* Problem *
Pick out the lines below with "matplotlib" and list them.
== == ==
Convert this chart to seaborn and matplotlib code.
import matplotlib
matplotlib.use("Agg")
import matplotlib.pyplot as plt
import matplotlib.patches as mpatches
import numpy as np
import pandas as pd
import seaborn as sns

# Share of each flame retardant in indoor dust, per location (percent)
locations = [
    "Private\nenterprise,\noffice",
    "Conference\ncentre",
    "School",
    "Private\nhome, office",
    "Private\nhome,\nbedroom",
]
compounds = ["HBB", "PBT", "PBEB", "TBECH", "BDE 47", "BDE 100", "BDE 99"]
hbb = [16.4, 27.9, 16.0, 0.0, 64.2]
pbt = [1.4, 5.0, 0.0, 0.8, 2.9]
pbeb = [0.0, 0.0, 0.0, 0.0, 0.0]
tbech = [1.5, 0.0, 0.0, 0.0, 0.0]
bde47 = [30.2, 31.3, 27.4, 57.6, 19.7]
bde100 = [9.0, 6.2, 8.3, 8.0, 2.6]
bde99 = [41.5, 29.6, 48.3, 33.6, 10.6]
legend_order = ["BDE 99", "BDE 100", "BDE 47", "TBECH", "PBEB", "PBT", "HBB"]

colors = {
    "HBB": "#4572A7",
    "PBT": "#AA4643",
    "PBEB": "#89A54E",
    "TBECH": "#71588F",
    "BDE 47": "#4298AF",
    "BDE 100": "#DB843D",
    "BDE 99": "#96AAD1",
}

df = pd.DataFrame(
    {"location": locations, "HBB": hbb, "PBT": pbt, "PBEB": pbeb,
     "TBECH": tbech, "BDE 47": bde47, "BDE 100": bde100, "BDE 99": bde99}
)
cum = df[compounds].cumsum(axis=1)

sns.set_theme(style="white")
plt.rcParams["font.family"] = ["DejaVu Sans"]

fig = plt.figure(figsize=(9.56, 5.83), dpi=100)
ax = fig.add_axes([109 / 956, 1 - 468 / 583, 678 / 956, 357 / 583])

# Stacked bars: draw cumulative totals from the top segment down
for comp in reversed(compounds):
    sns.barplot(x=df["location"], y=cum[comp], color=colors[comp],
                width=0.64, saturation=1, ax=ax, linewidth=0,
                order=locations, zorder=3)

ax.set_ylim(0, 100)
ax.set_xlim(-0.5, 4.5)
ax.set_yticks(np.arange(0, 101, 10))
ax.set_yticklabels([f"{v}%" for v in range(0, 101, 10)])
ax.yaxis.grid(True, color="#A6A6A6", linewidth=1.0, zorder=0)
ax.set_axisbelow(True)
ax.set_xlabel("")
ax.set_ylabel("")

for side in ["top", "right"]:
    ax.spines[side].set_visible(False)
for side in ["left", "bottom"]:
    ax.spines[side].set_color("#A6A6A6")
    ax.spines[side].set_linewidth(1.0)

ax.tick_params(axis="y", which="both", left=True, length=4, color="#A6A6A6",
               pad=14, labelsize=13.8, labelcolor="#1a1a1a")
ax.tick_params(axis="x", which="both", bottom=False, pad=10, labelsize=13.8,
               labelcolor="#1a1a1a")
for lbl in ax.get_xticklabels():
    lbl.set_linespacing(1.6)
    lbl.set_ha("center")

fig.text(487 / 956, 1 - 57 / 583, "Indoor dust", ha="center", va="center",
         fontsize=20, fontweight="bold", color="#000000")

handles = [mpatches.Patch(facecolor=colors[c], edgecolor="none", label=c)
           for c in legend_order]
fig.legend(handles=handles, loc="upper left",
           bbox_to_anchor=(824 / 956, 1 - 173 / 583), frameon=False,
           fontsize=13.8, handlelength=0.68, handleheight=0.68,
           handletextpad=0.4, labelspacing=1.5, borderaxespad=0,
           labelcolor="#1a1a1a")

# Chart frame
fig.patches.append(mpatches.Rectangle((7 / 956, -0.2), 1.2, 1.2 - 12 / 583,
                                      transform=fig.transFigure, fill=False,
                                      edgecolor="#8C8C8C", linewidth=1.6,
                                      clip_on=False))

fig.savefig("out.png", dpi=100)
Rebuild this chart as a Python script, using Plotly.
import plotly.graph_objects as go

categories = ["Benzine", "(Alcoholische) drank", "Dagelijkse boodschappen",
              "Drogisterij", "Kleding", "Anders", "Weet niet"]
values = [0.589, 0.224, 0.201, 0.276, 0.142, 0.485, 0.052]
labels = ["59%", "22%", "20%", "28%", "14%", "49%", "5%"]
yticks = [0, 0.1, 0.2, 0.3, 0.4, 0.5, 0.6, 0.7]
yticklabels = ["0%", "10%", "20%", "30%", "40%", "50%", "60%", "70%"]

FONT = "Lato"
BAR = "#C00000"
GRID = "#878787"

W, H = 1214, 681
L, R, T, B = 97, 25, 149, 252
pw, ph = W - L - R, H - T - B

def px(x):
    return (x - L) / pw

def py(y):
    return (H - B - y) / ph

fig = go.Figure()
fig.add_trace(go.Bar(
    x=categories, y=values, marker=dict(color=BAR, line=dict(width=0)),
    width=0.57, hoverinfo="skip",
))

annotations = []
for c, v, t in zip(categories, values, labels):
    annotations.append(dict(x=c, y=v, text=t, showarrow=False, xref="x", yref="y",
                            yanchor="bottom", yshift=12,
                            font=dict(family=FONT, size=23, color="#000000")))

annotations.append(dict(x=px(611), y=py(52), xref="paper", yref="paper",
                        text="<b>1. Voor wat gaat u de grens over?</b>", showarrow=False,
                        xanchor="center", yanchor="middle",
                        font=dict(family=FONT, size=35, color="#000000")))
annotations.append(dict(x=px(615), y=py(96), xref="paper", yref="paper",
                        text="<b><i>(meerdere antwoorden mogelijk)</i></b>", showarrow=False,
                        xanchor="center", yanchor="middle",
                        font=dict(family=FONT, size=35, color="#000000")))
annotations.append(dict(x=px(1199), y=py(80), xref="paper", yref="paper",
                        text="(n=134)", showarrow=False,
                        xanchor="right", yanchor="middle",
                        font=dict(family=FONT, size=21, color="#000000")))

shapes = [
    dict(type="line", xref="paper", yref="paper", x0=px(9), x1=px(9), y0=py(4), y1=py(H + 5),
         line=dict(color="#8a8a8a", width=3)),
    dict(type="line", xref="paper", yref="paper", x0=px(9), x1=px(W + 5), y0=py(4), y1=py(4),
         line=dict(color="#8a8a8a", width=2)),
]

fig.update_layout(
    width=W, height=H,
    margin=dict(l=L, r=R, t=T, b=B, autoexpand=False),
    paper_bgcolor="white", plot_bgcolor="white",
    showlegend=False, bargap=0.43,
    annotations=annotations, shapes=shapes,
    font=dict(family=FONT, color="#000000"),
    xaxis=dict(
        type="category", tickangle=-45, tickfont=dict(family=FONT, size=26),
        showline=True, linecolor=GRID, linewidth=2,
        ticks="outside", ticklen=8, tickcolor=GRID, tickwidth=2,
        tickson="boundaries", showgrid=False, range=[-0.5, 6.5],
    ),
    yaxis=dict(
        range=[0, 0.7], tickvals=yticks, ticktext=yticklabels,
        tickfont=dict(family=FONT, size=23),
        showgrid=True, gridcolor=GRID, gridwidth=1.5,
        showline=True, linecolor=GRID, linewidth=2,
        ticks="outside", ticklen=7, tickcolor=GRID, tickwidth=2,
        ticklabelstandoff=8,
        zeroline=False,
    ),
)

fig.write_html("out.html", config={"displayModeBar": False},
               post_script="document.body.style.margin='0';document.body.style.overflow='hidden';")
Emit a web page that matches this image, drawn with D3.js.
== == ==
* Solved exercise *
Convert this chart to seaborn and matplotlib code.
import matplotlib
matplotlib.use("Agg")
import matplotlib.pyplot as plt
import matplotlib.patches as mpatches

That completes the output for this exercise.